Option #4 – Borrow MORE money (what?!)

In addition to the RRSP contribution made in Option #3, Michael advises that Kelly could also take out an RRSP loan to get an even bigger tax credit. Most Canadian bank offer “RRSP Loans” to clients at extremely low interest rates in order for them to be able to make the biggest contribution possible to retirement savings accounts. If Kelly takes out an RRSP loan for $1,000 at 3%APR and adds that money to his RRSP contribution for the year his combined tax credit will be about $716. He’ll have paid $85 in interest on his original LOC and will also be responsible for $30 in interest on his new RRSP loan.

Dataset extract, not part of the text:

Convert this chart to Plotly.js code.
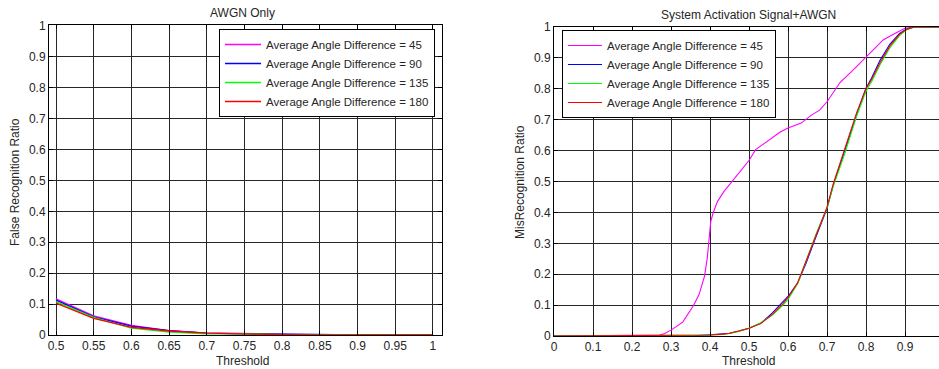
<!DOCTYPE html>
<html>
<head>
<meta charset="utf-8">
<script src="https://cdn.plot.ly/plotly-3.0.1.min.js"></script>
<style>html,body{margin:0;padding:0;background:#fff;}#chart{width:939px;height:369px;}</style>
</head>
<body>
<div id="chart"></div>
<script>
// ---------- Data ----------
const seriesNames = ["Average Angle Difference = 45", "Average Angle Difference = 90",
                     "Average Angle Difference = 135", "Average Angle Difference = 180"];
const seriesColors = ["#ff00ff", "#0000ff", "#00ff00", "#ff0000"];

// Left panel: AWGN Only
const leftX = [0.5, 0.55, 0.6, 0.65, 0.7, 0.75, 0.8, 0.85, 0.9, 0.95, 1.0];
const leftY45  = [0.117, 0.062, 0.031, 0.014, 0.006, 0.003, 0.001, 0, 0, 0, 0];
const leftY90  = [0.113, 0.059, 0.029, 0.014, 0.006, 0.004, 0.003, 0, 0, 0, 0];
const leftY135 = [0.108, 0.057, 0.022, 0.009, 0.004, 0.004, 0.001, 0, 0, 0, 0];
const leftY180 = [0.103, 0.054, 0.025, 0.013, 0.006, 0.003, 0.001, 0, 0, 0, 0];
const leftXTicks = [0.5, 0.55, 0.6, 0.65, 0.7, 0.75, 0.8, 0.85, 0.9, 0.95, 1];
const leftXTickText = ["0.5", "0.55", "0.6", "0.65", "0.7", "0.75", "0.8", "0.85", "0.9", "0.95", "1"];

// Right panel: System Activation Signal+AWGN
const rightX45 = [0, 0.21, 0.27, 0.28, 0.30, 0.33, 0.357, 0.372, 0.386, 0.393, 0.397, 0.402, 0.408, 0.419,
                  0.436, 0.453, 0.475, 0.50, 0.517, 0.552, 0.58, 0.60, 0.634, 0.659, 0.681, 0.70, 0.734,
                  0.768, 0.80, 0.819, 0.844, 0.869, 0.886, 0.90, 0.92, 0.95, 1.0];
const rightY45 = [0, 0.002, 0.003, 0.006, 0.019, 0.045, 0.097, 0.134, 0.194, 0.253, 0.312, 0.371, 0.398, 0.435,
                  0.468, 0.495, 0.53, 0.568, 0.603, 0.635, 0.66, 0.673, 0.689, 0.714, 0.731, 0.758, 0.821,
                  0.862, 0.902, 0.927, 0.958, 0.976, 0.987, 0.996, 1.0, 1.0, 1.0];

const rightX = [0, 0.36, 0.40, 0.434, 0.45, 0.474, 0.50, 0.53, 0.56, 0.586, 0.60, 0.625, 0.647, 0.672,
                0.70, 0.716, 0.733, 0.746, 0.776, 0.789, 0.80, 0.814, 0.836, 0.861, 0.886, 0.903, 0.924, 0.95, 1.0];
const rightY90  = [0, 0.001, 0.004, 0.007, 0.009, 0.016, 0.025, 0.041, 0.075, 0.110, 0.128, 0.172, 0.238, 0.322,
                   0.412, 0.488, 0.553, 0.600, 0.722, 0.765, 0.802, 0.834, 0.892, 0.944, 0.979, 0.993, 1.0, 1.0, 1.0];
const rightY135 = [0, 0.001, 0.003, 0.005, 0.008, 0.015, 0.025, 0.043, 0.068, 0.098, 0.118, 0.170, 0.246, 0.330,
                   0.414, 0.484, 0.545, 0.592, 0.712, 0.755, 0.792, 0.822, 0.878, 0.932, 0.972, 0.990, 1.0, 1.0, 1.0];
const rightY180 = [0, 0.001, 0.003, 0.006, 0.009, 0.016, 0.025, 0.040, 0.070, 0.103, 0.124, 0.173, 0.244, 0.330,
                   0.417, 0.492, 0.557, 0.603, 0.723, 0.764, 0.800, 0.829, 0.884, 0.938, 0.976, 0.992, 1.0, 1.0, 1.0];
const rightXTicks = [0, 0.1, 0.2, 0.3, 0.4, 0.5, 0.6, 0.7, 0.8, 0.9];
const rightXTickText = ["0", "0.1", "0.2", "0.3", "0.4", "0.5", "0.6", "0.7", "0.8", "0.9"];

const yTicks = [0, 0.1, 0.2, 0.3, 0.4, 0.5, 0.6, 0.7, 0.8, 0.9, 1];
const yTickText = ["0", "0.1", "0.2", "0.3", "0.4", "0.5", "0.6", "0.7", "0.8", "0.9", "1"];

// ---------- Traces ----------
const leftYs = [leftY45, leftY90, leftY135, leftY180];
const rightXs = [rightX45, rightX, rightX, rightX];
const rightYs = [rightY45, rightY90, rightY135, rightY180];

const traces = [];
for (let i = 0; i < 4; i++) {
  traces.push({
    x: leftX, y: leftYs[i], type: "scatter", mode: "lines",
    name: seriesNames[i], line: {color: seriesColors[i], width: 1.3},
    xaxis: "x", yaxis: "y", legend: "legend"
  });
}
for (let i = 0; i < 4; i++) {
  traces.push({
    x: rightXs[i], y: rightYs[i], type: "scatter", mode: "lines",
    name: seriesNames[i], line: {color: seriesColors[i], width: 1.1},
    xaxis: "x2", yaxis: "y2", legend: "legend2"
  });
}

// ---------- Layout ----------
const W = 939, H = 369;
const FONT = "Liberation Sans, Arial, sans-serif";
const TXT = "#262626";

function axisCommon() {
  return {
    showgrid: true, gridcolor: "#262626", gridwidth: 1,
    zeroline: false, showline: true, linecolor: "#000", linewidth: 1,
    ticks: "inside", ticklen: 4, tickcolor: "#000",
    tickfont: {family: FONT, size: 12, color: TXT},
    fixedrange: true
  };
}

const legendCommon = {
  xanchor: "left", yanchor: "top",
  bgcolor: "#ffffff", bordercolor: "#000", borderwidth: 1,
  font: {family: FONT, size: 11.5, color: TXT},
  tracegroupgap: 0
};

const layout = {
  width: W, height: H,
  margin: {l: 0, r: 0, t: 0, b: 0},
  paper_bgcolor: "#fff", plot_bgcolor: "#fff",
  font: {family: FONT, size: 12, color: TXT},
  showlegend: true,
  xaxis: Object.assign(axisCommon(), {
    domain: [49 / W, 442 / W], range: [0.4907, 1.012],
    tickmode: "array", tickvals: leftXTicks, ticktext: leftXTickText,
    mirror: "ticks", anchor: "y"
  }),
  yaxis: Object.assign(axisCommon(), {
    domain: [1 - 335 / H, 1 - 25 / H], range: [0, 1.003],
    tickmode: "array", tickvals: yTicks, ticktext: yTickText,
    mirror: "ticks", anchor: "x"
  }),
  xaxis2: Object.assign(axisCommon(), {
    domain: [554 / W, 1], range: [0, 385 / 390],
    tickmode: "array", tickvals: rightXTicks, ticktext: rightXTickText,
    mirror: "ticks", anchor: "y2"
  }),
  yaxis2: Object.assign(axisCommon(), {
    domain: [1 - 336 / H, 1 - 27 / H], range: [0, 1],
    tickmode: "array", tickvals: yTicks, ticktext: yTickText,
    mirror: false, anchor: "x2"
  }),
  legend: Object.assign({}, legendCommon, {x: 219 / W, y: 1 - 29 / H, itemwidth: 36}),
  legend2: Object.assign({}, legendCommon, {x: 562 / W, y: 1 - 30 / H, itemwidth: 34}),
  annotations: [
    {text: "AWGN Only", x: 243 / W, y: 1 - 13 / H, xref: "paper", yref: "paper",
     showarrow: false, xanchor: "center", yanchor: "middle", font: {family: FONT, size: 12, color: TXT}},
    {text: "System Activation Signal+AWGN", x: 748 / W, y: 1 - 15 / H, xref: "paper", yref: "paper",
     showarrow: false, xanchor: "center", yanchor: "middle", font: {family: FONT, size: 12, color: TXT}},
    {text: "Threshold", x: 243 / W, y: 1 - 361 / H, xref: "paper", yref: "paper",
     showarrow: false, xanchor: "center", yanchor: "middle", font: {family: FONT, size: 12, color: TXT}},
    {text: "Threshold", x: 748 / W, y: 1 - 361 / H, xref: "paper", yref: "paper",
     showarrow: false, xanchor: "center", yanchor: "middle", font: {family: FONT, size: 12, color: TXT}},
    {text: "False Recognition Ratio", x: 15 / W, y: 1 - 182 / H, xref: "paper", yref: "paper",
     showarrow: false, textangle: -90, xanchor: "center", yanchor: "middle", font: {family: FONT, size: 12, color: TXT}},
    {text: "MisRecognition Ratio", x: 520 / W, y: 1 - 182 / H, xref: "paper", yref: "paper",
     showarrow: false, textangle: -90, xanchor: "center", yanchor: "middle", font: {family: FONT, size: 12, color: TXT}}
  ]
};

Plotly.newPlot("chart", traces, layout, {displayModeBar: false, staticPlot: true});
</script>
</body>
</html>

Net Gain: $716 – $85 – $30 = $601*

Net Worth (all things being equal): $0 ($2,000 owed and ~$2,000 saved)

*Does not include the potential to gain income over the life of the investment

Michael advises Kelly that this is the least liquid, and most risky of the four options he’s presented.  It’s risky because it puts Kelly at risk should he lose his job, or have any type of financial crisis in the short term of not being able to meet his debt obligation. Conversely, it also provides the highest net gain of the four options.

So, after all of that, which is the best strategy? As I’m sure you’ve guessed, there is no “best” answer, only a “what’s best FOR YOU” answer. What’s best for Kelly (or you) is going to depend on a variety of factors including:

  • Tolerance for Risk
  • Needs (short term vs long term)
  • Certainty (liquidity vs not)

The options presented above are by no means the only options available either. If you have a mortgage (and are allowed) making one-time payments directly to your principle can dramatically reduce the interest you’ll pay over the life of your mortgage.

Educate yourself to the best of your ability on your situation, your needs, and your options, and it will become evident which strategy (or combination of strategies) make the most sense for you.

Wait, I guess that sounds a bit like advice doesn’t it?